Strategic Accommodation: South Africa could retreat to a chair's statement as Washington demands, avoiding direct confrontation. This preserves the bilateral relationship and protects economic interests but undermines South Africa's presidency and signals that American pressure works. Future host nations learn the lesson: ambitious agendas invite punishment.
Forum Diversification: South Africa could pivot attention to alternative forums—BRICS+, African Union structures, South-South cooperation mechanisms—positioning them as more legitimate venues for developmental agenda-setting. This acknowledges G20 limitations while building alternative institutional infrastructure, though these forums lack the G20's inclusion of major economies.
Each path involves trade-offs between principle and pragmatism, immediate economic interest, and long-term strategic positioning. What South Africa cannot do is ignore the fundamental reality this confrontation exposes: the gap between formal multilateralism and actual power distribution in international politics.
The Johannesburg G20 confrontation poses a question that extends far beyond South African American relations: Is this a temporary aberration reflecting one administration's unilateralist tendencies, or does it signal a more permanent restructuring of international order where middle powers must choose between alignment with great powers or accepting marginalization?
For South Africa specifically, the stakes are existential to its post-apartheid international identity. The Rainbow Nation positioned itself as a bridge—between developed and developing worlds, between Western and non-Western powers, as a voice for justice grounded in its own transition from oppression.
American demands that South Africa choose sides—that it abandons developmental multilateralism in favour of economic bilateralism—fundamentally challenge this bridging role.
The irony is profound: Washington's pressure may precisely accelerate the outcomes American strategists wish to avoid.
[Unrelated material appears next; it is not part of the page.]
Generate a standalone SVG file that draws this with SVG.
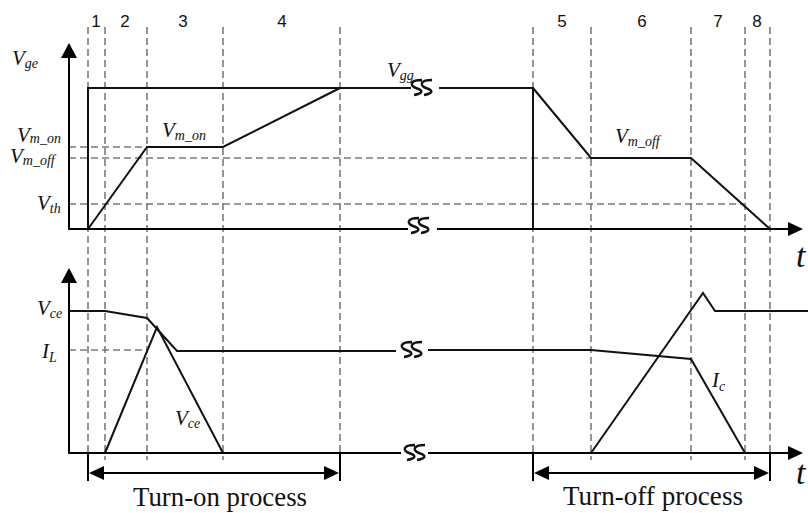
<svg xmlns="http://www.w3.org/2000/svg" width="808" height="513" viewBox="0 0 808 513">
<style>
.ax{stroke:#000;stroke-width:2;fill:none}
.w{stroke:#111;stroke-width:2;fill:none;stroke-linejoin:miter}
.d{stroke:#7a7a7a;stroke-width:1.6;stroke-dasharray:7,4;fill:none}
.br{stroke:#111;stroke-width:2.4;fill:none}
.ah{fill:#000}
.m{font-family:"Liberation Serif",serif;font-style:italic;font-size:21px;fill:#111}
.s{font-size:14px}
.n{font-family:"Liberation Sans",sans-serif;font-size:17px;fill:#111;text-anchor:middle}
.p{font-family:"Liberation Serif",serif;font-size:27px;fill:#111}
.t{font-family:"Liberation Serif",serif;font-style:italic;font-size:34px;fill:#111}
</style>
<rect width="808" height="513" fill="#fff"/>
<g id="grid">
<path class="d" d="M88,27V453M105,27V460M147,27V460M223,27V460M340,27V453M533,27V453M591,27V460M691,27V460M745,27V460M770,27V453"/>
<path class="d" d="M69,147H147M69,158H591M69,204H745M69,350H147"/>
</g>
<g id="phases">
<text class="n" x="96" y="27">1</text>
<text class="n" x="125" y="27">2</text>
<text class="n" x="183" y="27">3</text>
<text class="n" x="282" y="27">4</text>
<text class="n" x="562" y="27">5</text>
<text class="n" x="642" y="27">6</text>
<text class="n" x="718" y="27">7</text>
<text class="n" x="757" y="27">8</text>
</g>
<g id="axes">
<path class="ax" d="M69,56V229H408M437,229H790"/>
<path class="ah" d="M69,43L61,58H77Z"/>
<path class="ah" d="M803,229L788,222V236Z"/>
<path class="ax" d="M69,281V453H401M428,453H790"/>
<path class="ah" d="M69,268L61,283H77Z"/>
<path class="ah" d="M803,453L788,446V460Z"/>
</g>
<g id="breaks">
<path class="br" d="M422,80C409,80 410,86 416,88S425,93 414,95M432,80C419,80 420,86 426,88S435,93 424,95"/>
<path class="br" d="M419,218C406,218 407,224 413,226S422,231 411,233M429,218C416,218 417,224 423,226S432,231 421,233"/>
<path class="br" d="M412,342C399,342 400,348 406,350S415,355 404,357M422,342C409,342 410,348 416,350S425,355 414,357"/>
<path class="br" d="M415,445C402,445 403,451 409,453S418,458 407,460M425,445C412,445 413,451 419,453S428,458 417,460"/>
</g>
<g id="vge">
<path class="w" d="M88,229V88H411M439,88H533V229"/>
<path class="w" d="M88,229L147,147H223L340,88"/>
<path class="w" d="M533,88L591,158H691L770,229"/>
</g>
<g id="bottom-waves">
<path class="w" d="M69,311H105L147,318L177,351H396"/>
<path class="w" d="M105,453L157,327L223,453"/>
<path class="w" d="M428,350H591L691,359L745,453"/>
<path class="w" d="M591,453L703,293L715,311H808"/>
</g>
<g id="process-arrows">
<path class="ax" d="M88,453V481M340,453V481M533,453V481M770,453V481"/>
<path class="ax" d="M100,473H328M545,473H758"/>
<path class="ah" d="M89,473L104,466V480Z"/>
<path class="ah" d="M339,473L324,466V480Z"/>
<path class="ah" d="M534,473L549,466V480Z"/>
<path class="ah" d="M769,473L754,466V480Z"/>
<text class="p" x="133" y="506" textLength="174" lengthAdjust="spacingAndGlyphs">Turn-on process</text>
<text class="p" x="563" y="505" textLength="180" lengthAdjust="spacingAndGlyphs">Turn-off process</text>
</g>
<g id="labels">
<text class="m" x="12" y="65">V<tspan class="s" dy="3">ge</tspan></text>
<text class="m" x="17" y="142">V<tspan class="s" dy="1">m_on</tspan></text>
<text class="m" x="10" y="163">V<tspan class="s" dy="2">m_off</tspan></text>
<text class="m" x="37" y="210">V<tspan class="s" dy="3">th</tspan></text>
<text class="m" x="162" y="137">V<tspan class="s" dy="3">m_on</tspan></text>
<text class="m" x="387" y="77">V<tspan class="s" dy="3">gg</tspan></text>
<text class="m" x="615" y="143">V<tspan class="s" dy="3">m_off</tspan></text>
<text class="m" x="37" y="315">V<tspan class="s" dy="3">ce</tspan></text>
<text class="m" x="42" y="358">I<tspan class="s" dy="4">L</tspan></text>
<text class="m" x="175" y="425">V<tspan class="s" dy="3">ce</tspan></text>
<text class="m" x="712" y="387">I<tspan class="s" dy="4">c</tspan></text>
<text class="t" x="796" y="267">t</text>
<text class="t" x="796" y="484">t</text>
</g>
</svg>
Economic coercion pushes South Africa toward deeper engagement with China and other powers offering alternative partnerships. Dismissing legitimate developmental concerns as "anti-American" alienates not just South Africa but the broader Global South watching this confrontation. Boycotting multilateral institutions to protest their agendas undermines the very institutional frameworks that have historically amplified American influence.
The deepest question this confrontation raises is about power itself—not just who it has, but how it can be legitimately exercised in an interconnected world.
Can superpowers still dictate terms to middle powers through economic pressure, or has interdependence created mutual vulnerabilities that limit effective coercion? Does moral authority still matter in international relations, or has the global order devolved entirely into transactional calculations of material interest?
South Africa's G20 weekend will not definitively answer these questions. But how this confrontation resolves—whether through South African accommodation, American recalibration, or an extended standoff—will signal which future we're moving toward: one where multilateral institutions retain legitimacy and middle powers retain agency, or one where raw power reasserts hierarchical ordering and developmental concerns get sacrificed to great power competition.
The world will be watching Johannesburg this weekend. Not just for what gets declared or does not, but for what this confrontation reveals about the international order we are living in, as distinct from the one we rhetorically claim to uphold.